The Fine-grained Asynchronous Bulk Synchronous Parallel (FA-BSP) model is an extended version of the BSP model that facilitates fine-grained asynchronous point-to-point messaging even during the local computation. As illustrated in the figure above, each processing element (PE) performs 1) a local computation (the blue part), 2) asynchronous messaging (the arrows), and 3) message handlers (the red part) in an interleaved fashion. We employ the actor model as a user-facing programming model to write a superstep as it inherently supports asynchronous messaging and message handling.

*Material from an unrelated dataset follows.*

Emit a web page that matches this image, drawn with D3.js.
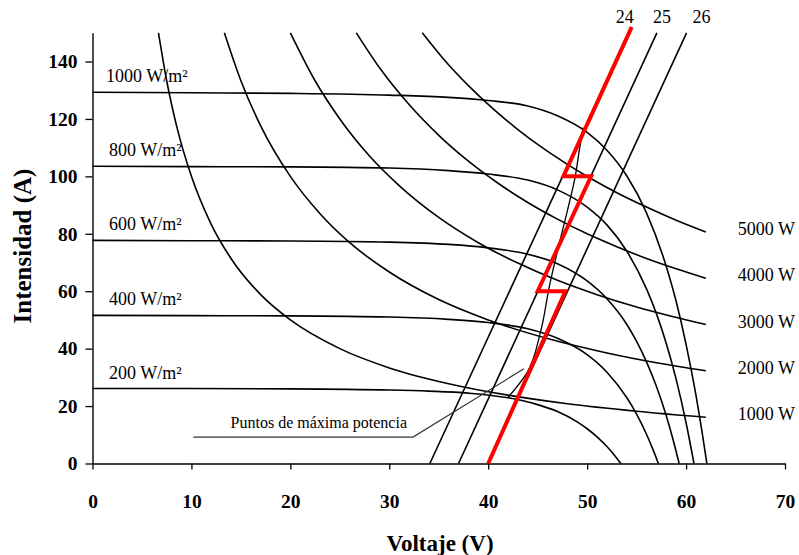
<!DOCTYPE html>
<html><head><meta charset="utf-8">
<script src="https://cdn.jsdelivr.net/npm/d3@7"></script>
<style>body{margin:0;background:#fff}svg{display:block}</style>
</head><body><svg id="c" width="799" height="555"></svg>
<script>
// ---- data (Voltaje V, Intensidad A) ----
const xTicks = [0,10,20,30,40,50,60,70];
const yTicks = [0,20,40,60,80,100,120,140];
const irradianceLabels = ["1000 W/m²","800 W/m²","600 W/m²","400 W/m²","200 W/m²"];
const iv1000 = [[0,129.3],[10,129.1],[20,128.9],[30,128.3],[36,127.5],[40,126.4],[44,124.5],[47,121.1],[50,115.3],[52,109.1],[54,100.2],[56,87.3],[58,68.6],[59,56.4],[60,41.5],[61,23.8],[61.6,11.4],[62.1,0]];
const iv800 = [[0,103.5],[10,103.4],[20,103.3],[30,102.9],[36,102.0],[40,100.8],[44,98.7],[47,95.3],[50,89.3],[52,83.1],[54,74.0],[56,60.8],[57,52.2],[58,41.8],[59,29.3],[60,14.2],[60.8,0]];
const iv600 = [[0,77.7],[10,77.6],[20,77.5],[30,77.1],[36,76.3],[40,75.1],[44,72.9],[47,69.6],[50,63.6],[52,57.4],[54,48.5],[55,42.5],[56,35.4],[57,26.9],[58,16.6],[58.7,8.1],[59.3,0]];
const iv400 = [[0,51.6],[10,51.5],[20,51.4],[30,51.0],[36,50.2],[40,49.1],[44,46.9],[47,43.6],[50,37.9],[52,31.8],[54,23.0],[55,17.2],[56,10.2],[56.7,4.5],[57.2,0]];
const iv200 = [[0,26.1],[10,26.1],[20,26.0],[30,25.6],[34,25.2],[38,24.5],[42,22.9],[45,20.5],[47,18.1],[49,14.5],[50,12.1],[51,9.3],[52,5.9],[52.8,2.7],[53.4,0]];

const powerLabels = ["1000 W","2000 W","3000 W","4000 W","5000 W"];
const p1000 = [[6.67,150],[7.5,133.3],[8.5,117.6],[10,100],[12,83.3],[14,71.4],[17,58.8],[20,50],[25,40],[30,33.3],[36,27.8],[42,23.8],[48,20.8],[55,18.2],[62,16.1]];
const p2000 = [[13.33,150],[15,133.3],[17,117.6],[20,100],[23,87],[26,76.9],[30,66.7],[35,57.1],[40,50],[46,43.5],[52,38.5],[57,35.1],[62,32.3]];
const p3000 = [[20,150],[22.5,133.3],[25,120],[28,107.1],[31,96.8],[35,85.7],[39,76.9],[43,69.8],[47,63.8],[51,58.8],[55,54.5],[58.5,51.3],[62,48.4]];
const p4000 = [[26.67,150],[29,137.9],[32,125],[35,114.3],[38,105.3],[41,97.6],[44,90.9],[47,85.1],[50,80],[53,75.5],[56,71.4],[59,67.8],[62,64.5]];
const p5000 = [[33.33,150],[35.5,140.8],[38,131.6],[40.5,123.5],[43,116.3],[45.5,109.9],[48,104.2],[50.5,99],[53,94.3],[56,89.3],[59,84.7],[62,80.6]];

const moduleLabels = ["24","25","26"];
const line24 = [[34.1,0],[54.5,152]];
const line25 = [[37.0,0],[57.05,150]];
const line26 = [[40.0,0],[60.05,150]];
const redPath = [[40,0],[47.8,60],[45.0,60],[50.4,100],[47.6,100],[54.5,152]];
const mppCurve = [[42.0,23],[43.9,31.5],[45.3,46],[46.2,62],[47.0,74],[48.0,88],[48.8,100],[49.2,109],[49.6,117]];
const pointer = [[10.2,9.2],[32.4,9.2],[43.6,33]];
const pointerLabel = "Puntos de máxima potencia";

// ---- drawing ----
const svg = d3.select("#c");
const serif = "'Liberation Serif','Times New Roman',serif";
const x = d3.scaleLinear().domain([0,70]).range([92.5,785]);
const y = d3.scaleLinear().domain([0,150]).range([463.5,32.8]);
const line = d3.line().x(d=>x(d[0])).y(d=>y(d[1]));
const smooth = d3.line().x(d=>x(d[0])).y(d=>y(d[1])).curve(d3.curveMonotoneX);

// axes
const gx = svg.append("g").attr("transform",`translate(0,${y(0)})`)
  .call(d3.axisBottom(x).tickValues(xTicks).tickSize(6).tickPadding(25).tickSizeOuter(0));
const gy = svg.append("g").attr("transform",`translate(${x(0)},0)`)
  .call(d3.axisLeft(y).tickValues(yTicks).tickSize(7).tickPadding(8).tickSizeOuter(0));
[gx,gy].forEach(g=>{
  g.select(".domain").attr("stroke","#000").attr("stroke-width",1.4);
  g.selectAll(".tick line").attr("stroke","#000").attr("stroke-width",1.3);
  g.selectAll(".tick text").attr("font-family",serif).attr("font-weight","bold")
    .attr("font-size",19.5).attr("fill","#000");
});

const curves = svg.append("g").attr("fill","none").attr("stroke","#000");
[iv1000,iv800,iv600,iv400,iv200].forEach(d=>curves.append("path").attr("d",smooth(d)).attr("stroke-width",1.6));
[p1000,p2000,p3000,p4000,p5000].forEach(d=>curves.append("path").attr("d",smooth(d)).attr("stroke-width",1.6));
[line24,line25,line26].forEach(d=>curves.append("path").attr("d",line(d)).attr("stroke-width",1.6));
curves.append("path").attr("d",d3.line().x(d=>x(d[0])).y(d=>y(d[1])).curve(d3.curveMonotoneY)(mppCurve)).attr("stroke-width",1.3);
curves.append("path").attr("d",line(pointer)).attr("stroke","#333").attr("stroke-width",1.1);

svg.append("path").attr("d",line(redPath)).attr("fill","none").attr("stroke","#ff0000")
  .attr("stroke-width",4).attr("stroke-linejoin","miter");

// irradiance labels
const ivs = [iv1000,iv800,iv600,iv400,iv200];
irradianceLabels.forEach((t,i)=>{
  svg.append("text").attr("x",i===0?106:109).attr("y",y(ivs[i][0][1])-10)
    .attr("font-family",serif).attr("font-size",18).text(t);
});
// power labels
const ps = [p1000,p2000,p3000,p4000,p5000];
powerLabels.forEach((t,i)=>{
  const last = ps[i][ps[i].length-1];
  svg.append("text").attr("x",x(last[0])+32).attr("y",y(last[1])+3)
    .attr("font-family",serif).attr("font-size",18).text(t);
});
// module labels
const lns = [line24,line25,line26];
const lOff = [-7,5,15];
moduleLabels.forEach((t,i)=>{
  svg.append("text").attr("x",x(lns[i][1][0])+lOff[i]).attr("y",23).attr("text-anchor","middle")
    .attr("font-family",serif).attr("font-size",18).text(t);
});
// pointer label
svg.append("text").attr("x",x(pointer[1][0])-6).attr("y",y(pointer[1][1])-9).attr("text-anchor","end")
  .attr("font-family",serif).attr("font-size",16).text(pointerLabel);

// titles
svg.append("text").attr("x",440).attr("y",551).attr("text-anchor","middle")
  .attr("font-family",serif).attr("font-weight","bold").attr("font-size",23).text("Voltaje (V)");
svg.append("text").attr("transform","translate(31,246) rotate(-90)").attr("text-anchor","middle")
  .attr("font-family",serif).attr("font-weight","bold").attr("font-size",25).text("Intensidad (A)");
</script></body></html>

One motivating example is the vertex-centric graph programming model. Specifically, in each superstep, each vertex asynchronously communicates to its neighbors over the edges via actor messaging:

vertex centric programming with the FA-BSP model (PSEUDO CODE!)
// SPMD Execution (Each PE executes the same code)
// superstep (User Code: local computation part)
{
    // for each vertex that belongs to the current PE
    for (v: pe_local_vertices) {
      // for each neighbor of the current vertex
      for (neighbor: v.neighbors()) {
        // asynchronously send a message to the neighbor
        send(...); 
      }
    }
    // barrier and/or collective
}
...
// User Code: Actor Definition
class MyActor {
   ...
   // The FA-BSP runtime calls this user-defined process function at a well-defined point
   process(...) {
     // process one message
   }
};

Here, in a superstep, each PE iterates over its local vertices' neighbors and sends a message to a specific neighbor with the send() API. The runtime switches back and forth between the superstep, message handler, and internal communication to overlap computation and communication.

The FA-BSP model typically provides excellent scalability and performance and outperforms state-of-the-art BSP implementations in various large-scale graph applications.